As tabi boots citadas por Ana, por exemplo, foram inspiradas em meias japonesas do século XV, saindo de um status cult e da alta costura para se tornarem um hit da moda contemporânea, conquistando espaço inclusive no figurino do seriado da Netflix, Emily em Paris.
Os sapatos aveludados e peludos também voltaram, especialmente com o primeiro desfile de Phoebe Philo. A consultora de estilo também destaca a aparição de scarpins no modelo de ponta tabi, se mostrando, de certa forma, quadriculados.

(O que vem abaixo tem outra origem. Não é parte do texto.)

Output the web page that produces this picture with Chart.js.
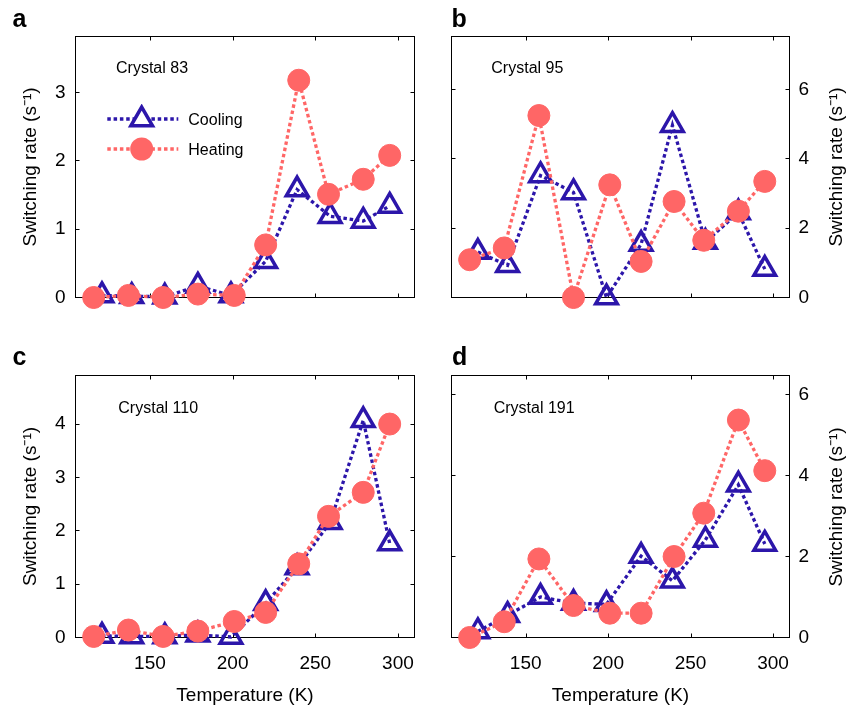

“A gente vai continuar vendo os Crocs e as tabis em formatos diferentes, então agora a tab no formato de Mary Jane é um hit. A própria Phoebe Philo na marca nova, que ela lançou agora há algumas semanas, traz alguns sapatos que causam um certo estranhamento, tem um scarpin que remete a uma tabi. Tem uma bota que tem umas alças que parecem orelhinhas, então acho que a gente vai continuar vendo o estranho, conversa muito com o nosso tempo”, aponta Ana Vaz.
Mas por que, de repente, o utilitarismo saiu de cena e abriu espaço para os ugly shoes? A consultora remete o fenômeno à iminente estética do caos e uma recente estética surrealista, impulsionada também pela evolução de novas tecnologias e possibilidades imagéticas.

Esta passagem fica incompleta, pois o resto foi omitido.